Luzgin, anlaşma yapacakları firmaların projelerini başarılı şekilde sürdürdüklerini dile getirdi ve sözlerine şöyle devam etti:
"Mobilya ve ağaç işlemede uzman bir şirket ile de görüşüyoruz. Büyük projeler çok önemli. Akkuyu Nükleer enerji santrali gibi büyük projelerimiz var. Bu iki ülke içinde önemli ve stratejik. Kobilerin de bu ekonomi ilişkilerinin gelişmesinde büyük payı var. Biz burada kobiler için, onların yolunu açmak için varız. Umarız çok yakın zamanda Türkiye’nin başarılı kobileri bizim bölgede de çalışmaya başlarlar."
 

'ŞARTLARI DİKKATE ALARAK ET ÜRÜNLERİNDE DE TÜRKİYE’DE OLMAK İSTİYORUZ'
Andrei Luzgin, et ve et ürünlerinde Türkiye şartlarını dikkate alarak Türkiye’de mevcut olmak istediklerini belirtti. Luzgin, "Sadece domates değil diğer tarım ürünlerinin de 12 ay bizim vatandaşlarımızın masasında olması için ithal etmek zorundayız. Bu ithalata da tabii ki devam edeceğiz. Bunun önünde hiçbir engel olmaması gerekir. Çünkü rekabet vatandaşa yarıyor. Ne kadar fazla ülkeden ürün gelirse rekabet de, fiyat politikaları da başarılı olur. Dolayısıyla biz bu engeli istemiyoruz. Buğday ve özellikle ham ayçiçek yağını Türkiye büyük miktarlarda Rusya’dan satın alıyor. Burada da engel olsun istemiyoruz. Engele karşıyız çünkü her iki taraf da bundan zarar görür. Et ve et ürünlerine gelince Türkiye şartlarını dikkate alarak biz et ürünlerinde Türkiye’de mevcut olmak istiyoruz.  Son beş yılda hükümetin aldığı kararlarla et sanayi, beyaz et de dahil çok fazla üretiliyor ve çok kaliteli bir piyasaya et sürülüyor. Lojistiği de göz önünde bulundurursak rahat bir lojistiğimiz var. Türkiye’de bizim ürünlerin de olmasını çok isteriz" ifadelerini kullandı.
 

'TÜRK ZEYTİNYAĞI ÜRETİCİLERİNİ ÜLKEMİZE DAVET ETMEK İSTİYORUZ'
Türkiye’nin çok elverişli lojistik bir merkez olduğunu vurgulayan Luzgin, Rus vatandaşların Türkiye’ye geldiklerinde çok güzel zeytin ve zeytinyağı tüketebildiklerini dile getirdi. Piyasalarında toptan ve perakende olarak sadece İtalya ve Yunanistan menşeli zeytin ve zeytinyağı olduğunu söyleyen Luzgin, "Zeytinyağı üreticilerinizi de ülkemize davet etmek istiyorum daha faal bir şekilde işbirliği yapılabilir" dedi.

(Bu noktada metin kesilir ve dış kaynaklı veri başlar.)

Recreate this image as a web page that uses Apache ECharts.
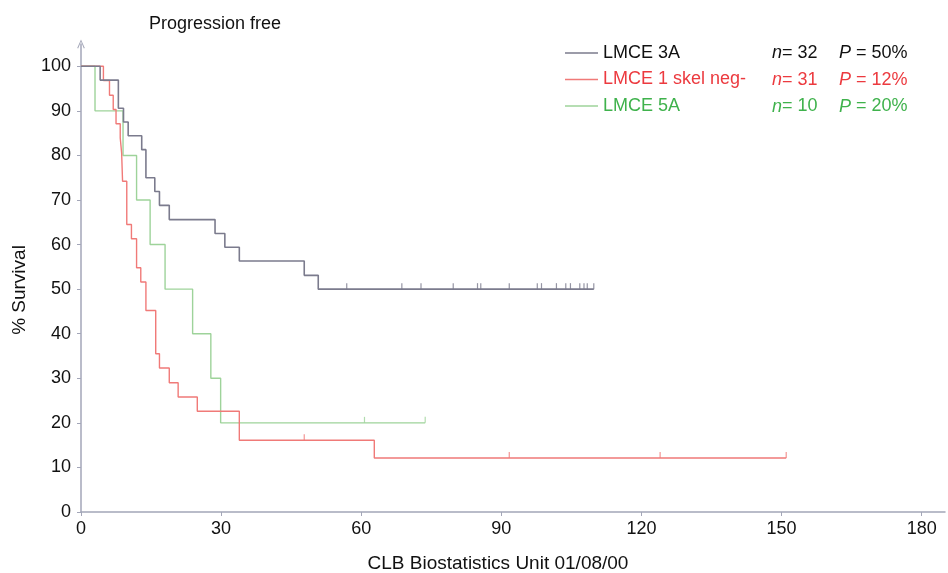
<!DOCTYPE html>
<html>
<head>
<meta charset="utf-8">
<script src="https://cdn.jsdelivr.net/npm/echarts@6/dist/echarts.min.js"></script>
<style>
    html, body { margin: 0; padding: 0; background: #fff; }
    #chart { width: 948px; height: 573px; }
</style>
</head>
<body>
<div id="chart"></div>
<script>
// Kaplan-Meier steps (months, % survival)
const times3A = [0, 4.1, 8.0, 9.1, 10.1, 13.0, 13.9, 15.8, 16.8, 18.9, 28.7, 30.8, 33.9, 47.8, 50.8, 109.8];
const surv3A = [100, 96.9, 90.6, 87.5, 84.4, 81.3, 75.0, 71.9, 68.8, 65.6, 62.5, 59.4, 56.3, 53.1, 50.0, 50.0];
const cens3A = [56.9, 68.7, 72.8, 79.7, 84.9, 85.6, 91.7, 97.7, 98.6, 101.8, 103.8, 104.8, 106.8, 107.7, 108.4, 109.8];
const censSurv3A = [50, 50, 50, 50, 50, 50, 50, 50, 50, 50, 50, 50, 50, 50, 50, 50];

const timesSkel = [0, 4.8, 6.1, 6.9, 7.5, 8.4, 8.7, 8.9, 9.8, 10.8, 11.9, 12.8, 13.9, 16.0, 16.8, 18.9, 20.8, 24.9, 33.9, 62.8, 151];
const survSkel = [100, 96.8, 93.5, 90.3, 87.1, 83.9, 80.6, 74.2, 64.5, 61.3, 54.8, 51.6, 45.2, 35.5, 32.3, 29.0, 25.8, 22.6, 16.1, 12.1, 12.1];
const censSkel = [47.8, 91.7, 124, 151];
const censSurvSkel = [16.1, 12.1, 12.1, 12.1];

const times5A = [0, 3.0, 9.0, 11.9, 14.8, 18.0, 23.9, 27.8, 29.9, 73.7];
const surv5A = [100, 90, 80, 70, 60, 50, 40, 30, 20, 20];
const cens5A = [60.7, 73.7];
const censSurv5A = [20, 20];

const groupNames = ['LMCE 3A', 'LMCE 1 skel neg-', 'LMCE 5A'];
const groupN = ['32', '31', '10'];
const groupP = ['50%', '12%', '20%'];

const xTicks = [0, 30, 60, 90, 120, 150, 180];
const yTicks = [0, 10, 20, 30, 40, 50, 60, 70, 80, 90, 100];

const lineColors = ['#7b7b8d', '#f07a78', '#9ed39a'];
const textColors = ['#111111', '#ec3a3f', '#3fb24c'];

const zip = (a, b) => a.map((v, i) => [v, b[i]]);

const curves = [zip(times3A, surv3A), zip(timesSkel, survSkel), zip(times5A, surv5A)];
const censors = [zip(cens3A, censSurv3A), zip(censSkel, censSurvSkel), zip(cens5A, censSurv5A)];

const chart = echarts.init(document.getElementById('chart'));

const series = [];
curves.forEach((data, i) => {
    series.push({
        name: groupNames[i],
        type: 'line',
        step: 'end',
        data: data,
        symbol: 'none',
        lineStyle: { color: lineColors[i], width: i === 0 ? 1.6 : 1.4 },
        itemStyle: { color: lineColors[i] },
        z: 3 - i
    });
});
censors.forEach((data, i) => {
    series.push({
        name: groupNames[i] + ' censored',
        type: 'scatter',
        data: data,
        symbol: 'rect',
        symbolSize: [1.2, 6],
        symbolOffset: [0, -3],
        itemStyle: { color: lineColors[i] },
        z: 3 - i
    });
});

const labelFont = 'Liberation Sans, Arial, sans-serif';
const rowY = [53, 80, 106.5];

const italic = (color) => ({ i: { fontStyle: 'italic', fontSize: 18, fontFamily: labelFont, fill: color } });

const statTexts = [];
groupN.forEach((n, i) => {
    statTexts.push({
        type: 'text',
        x: 772,
        y: rowY[i],
        style: {
            text: '{i|n}= ' + n,
            fill: textColors[i],
            font: '18px ' + labelFont,
            verticalAlign: 'middle',
            rich: italic(textColors[i])
        }
    });
    statTexts.push({
        type: 'text',
        x: 839,
        y: rowY[i],
        style: {
            text: '{i|P} = ' + groupP[i],
            fill: textColors[i],
            font: '18px ' + labelFont,
            verticalAlign: 'middle',
            rich: italic(textColors[i])
        }
    });
});

const option = {
    backgroundColor: '#ffffff',
    animation: false,
    title: {
        text: 'Progression free',
        left: 144,
        top: 10,
        textStyle: { fontFamily: labelFont, fontSize: 18, fontWeight: 'normal', color: '#111' }
    },
    legend: {
        orient: 'vertical',
        left: 565,
        top: 44,
        padding: 0,
        icon: 'rect',
        itemWidth: 33,
        itemHeight: 1.5,
        itemGap: 8.5,
        data: groupNames.map((name, i) => ({
            name: name,
            textStyle: { color: textColors[i] }
        })),
        textStyle: { fontFamily: labelFont, fontSize: 18 }
    },
    grid: { left: 81, right: 3, top: 44, bottom: 61, containLabel: false, outerBoundsMode: 'none' },
    xAxis: {
        type: 'value',
        min: 0,
        max: 185,
        name: 'CLB Biostatistics Unit 01/08/00',
        nameLocation: 'middle',
        nameGap: 42,
        nameTextStyle: { fontFamily: labelFont, fontSize: 19, color: '#111', padding: [0, 30, 0, 0] },
        axisLine: { lineStyle: { color: '#a3a6b8', width: 1.5 } },
        axisTick: { customValues: xTicks, length: 4, lineStyle: { color: '#a3a6b8' } },
        axisLabel: { customValues: xTicks, margin: 8, fontFamily: labelFont, fontSize: 18, color: '#111' },
        splitLine: { show: false }
    },
    yAxis: {
        type: 'value',
        min: 0,
        max: 105,
        name: '% Survival',
        nameLocation: 'middle',
        nameGap: 52,
        nameTextStyle: { fontFamily: labelFont, fontSize: 19, color: '#111', padding: [0, 24, 0, 0] },
        axisLine: {
            show: true,
            symbol: ['none', 'path://M0,9 L4,0 L8,9 L7,9.5 L4,2.2 L1,9.5 Z'],
            symbolSize: [8, 9],
            lineStyle: { color: '#a3a6b8', width: 1.5 }
        },
        axisTick: { show: true, customValues: yTicks, length: 4, lineStyle: { color: '#a3a6b8' } },
        axisLabel: { customValues: yTicks, margin: 10, fontFamily: labelFont, fontSize: 18, color: '#111' },
        splitLine: { show: false }
    },
    graphic: statTexts,
    series: series
};

chart.setOption(option);
</script>
</body>
</html>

Luzgin, sözlerine şöyle devam etti:

"Türkiye çok elverişli lojistik bir merkez. Dolayısıyla hem ulaştırmada hem de meyve sebze muhafazasında çok iyi başarılara imza atmıştır. Bizim ülkede 12 ay sebze meyve yetişmiyor. Siz burada yıl içinde birkaç defa mahsul alabiliyorsunuz. Sebze meyve konusunda bence Türkiye’nin daha da geliştirmesi lazım çünkü buna hem bizim ülke vatandaşlarının hem de komşu ülkelerin ihtiyacı var. Türkiye doğru yolda. Bunun yanında iki ülkenin de geliştireceği bir alan daha var.  Bizim vatandaşlarımız özelikle Türkiye’deki tatil beldelerini sık ziyaret ediyor. Biliyoruz ki Türkiye’de çok güzel tatlılarınız da var. Dünyanın hiçbir yerinde olmayan bu tatlılarınızı çok daha çeşitli olarak görmek isteriz.  Bu konuda da tatlı üreticileri ülkemize gelip orada bu ürünleri üretebilirler. Kuru meyve ve sebze alanında da potansiyel var. Biz Türkiye’ye geldiğimiz zaman Türk şaraplarını çok seviyoruz. Ne yazık ki Avrupa ve ABD’de olmazsa olmaz marketlerin Türk şarapları bizim ülkede çok az ve kısıtlı yer almaktadır. Vatandaşlarımıza Türk şaraplarını daha iyi tanıtmaları lazım diye düşünüyorum. Kuru meyve ve sebze, kabuklu kuruyemiş, ambalaj konusunda görsel olarak da çok kaliteli ürünler üretiliyor."